Sir Patrick Vallance, England’s chief scientific adviser, said there would still be coronavirus transmission among the population once the most vulnerable are vaccinated.

On lifting restrictions, he said it is a “science-informed political decision”, adding: “Priority number one has to be protect those who are most vulnerable, you can see the effects of that.

“There will still be transmission amongst others at that point, so we need to be aware of that, and then we will know a bit more as we learn about transmission across the different vaccines, what effect they have.

“But, ultimately, then there are some decisions to be made about how much risk society wishes to take with that.”

Prof Whitty said that despite the “self-discipline” and “altruism” shown so far by the British public, optimism over vaccines should not cause people to relax now.

“We’re heading into spring of 2021 in much better shape than we were three or four months ago,” he said.

“The first response would be to say, ‘well that’s it, it’s done’ – that would be disastrous, because then, actually, the wave would come back incredibly quickly.”

He said vaccines are “by far the strongest tool we have in our box” to enable people to hug relatives and friends again.

Sir Patrick added there was a risk of the public thinking the pandemic is “all over” due to the Pfizer coronavirus vaccine being rolled out.

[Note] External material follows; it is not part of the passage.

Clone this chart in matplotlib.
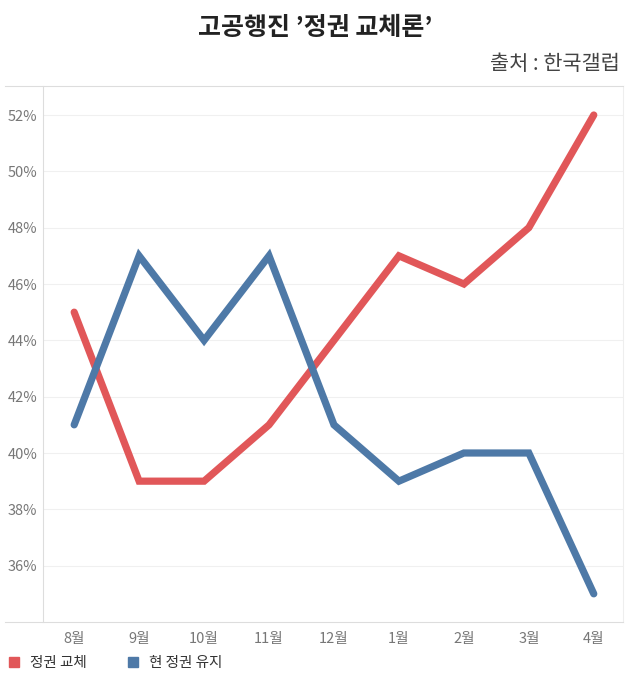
import matplotlib.pyplot as plt
from matplotlib.lines import Line2D
import numpy as np

plt.rcParams['font.family'] = ['Noto Sans CJK KR', 'DejaVu Sans']

MONTHS = ['8월', '9월', '10월', '11월', '12월', '1월', '2월', '3월', '4월']
CHANGE = [45, 39, 39, 41, 44, 47, 46, 48, 52]
KEEP = [41, 47, 44, 47, 41, 39, 40, 40, 35]
Y_TICKS = [36, 38, 40, 42, 44, 46, 48, 50, 52]

RED = '#E15759'
BLUE = '#4E79A7'

fig = plt.figure(figsize=(6.3, 6.79), dpi=100)
W, H = 630, 679
ax = fig.add_axes([43 / W, 1 - 622 / H, (623 - 43) / W, (622 - 86) / H])

x = np.arange(len(MONTHS))
ax.plot(x, CHANGE, color=RED, lw=5.2, solid_capstyle='round', solid_joinstyle='miter', zorder=3)
ax.plot(x, KEEP, color=BLUE, lw=5.2, solid_capstyle='round', solid_joinstyle='miter', zorder=3)

ax.set_xlim(-0.48, 8.45)
ax.set_ylim(34, 53.03)
ax.set_xticks(x)
ax.set_xticklabels(MONTHS)
ax.set_yticks(Y_TICKS)
ax.set_yticklabels([f'{v}%' for v in Y_TICKS])
ax.tick_params(length=0, labelsize=10.5, colors='#777777', pad=7)
ax.tick_params(axis='y', pad=4)
ax.grid(axis='y', color='#f0f0f0', lw=0.8)
ax.set_axisbelow(True)

for s in ['top', 'bottom']:
    ax.spines[s].set_visible(False)
ax.spines['left'].set_color('#dddddd')
ax.spines['right'].set_color('#eeeeee')

# frame lines across the full width
fig.add_artist(Line2D([5 / W, 623 / W], [1 - 86 / H] * 2, color='#dddddd', lw=0.8))
fig.add_artist(Line2D([5 / W, 623 / W], [1 - 622 / H] * 2, color='#dddddd', lw=0.8))

fig.text(0.5, 1 - 28 / H, "고공행진 ’정권 교체론’", ha='center', va='center',
         fontsize=18, fontweight='bold', color='#222222')
fig.text(620 / W, 1 - 64 / H, '출처 : 한국갤럽', ha='right', va='center',
         fontsize=15, color='#444444')

handles = [Line2D([], [], marker='s', ls='', color=RED, markersize=6.5),
           Line2D([], [], marker='s', ls='', color=BLUE, markersize=6.5)]
fig.legend(handles, ['정권 교체', '현 정권 유지'], loc='center left',
           bbox_to_anchor=(-0.022, 1 - 663 / H), ncol=2, frameon=False,
           fontsize=10.5, handletextpad=0.1, columnspacing=2.2, labelcolor='#333333')

fig.savefig('out.png', dpi=100)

“The biggest risk we face now is everyone thinks this is all over,” he said. “And it isn’t all over.

“We have a very important light at the end of the tunnel with vaccines. We’ve got a lot to do to roll out the vaccines, we’ve got a lot to do to make sure the vulnerable are protected.

“We’re a long way off yet knowing how we can move it to the rest of the population, that’s dependent upon things like does the AZ (AstraZeneca/Oxford) vaccine get approved.

“It’s not the time to suddenly say we relax everything and, if that happens, we will have a big surge.”

Earlier, Prof Whitty said the UK should have access to three or four vaccines by the middle of next year.

It came as the Medicines and Healthcare products Regulatory Agency (MHRA) gave precautionary advice to NHS trusts that anyone who has a history of “significant” allergic reactions to medicines, food or vaccines should not receive the jab from Pfizer/BioNTech.

Two NHS workers with a history of serious allergy suffered an allergic reaction after receiving the vaccine on Tuesday as the NHS rollout got under way.

Both had a significant history of allergic reactions, and carried adrenaline auto-injectors with them.

Professor Stephen Powis, national medical director for NHS England, said: “As is common with new vaccines, the MHRA have advised on a precautionary basis that people with a significant history of allergic reactions do not receive this vaccination after two people with a history of significant allergic reactions responded adversely yesterday.

“Both are recovering well.”

Prof Whitty told MPs the NHS and the MHRA are in a “very good position” to pick up “extremely rare” issues with any vaccine once it is in use.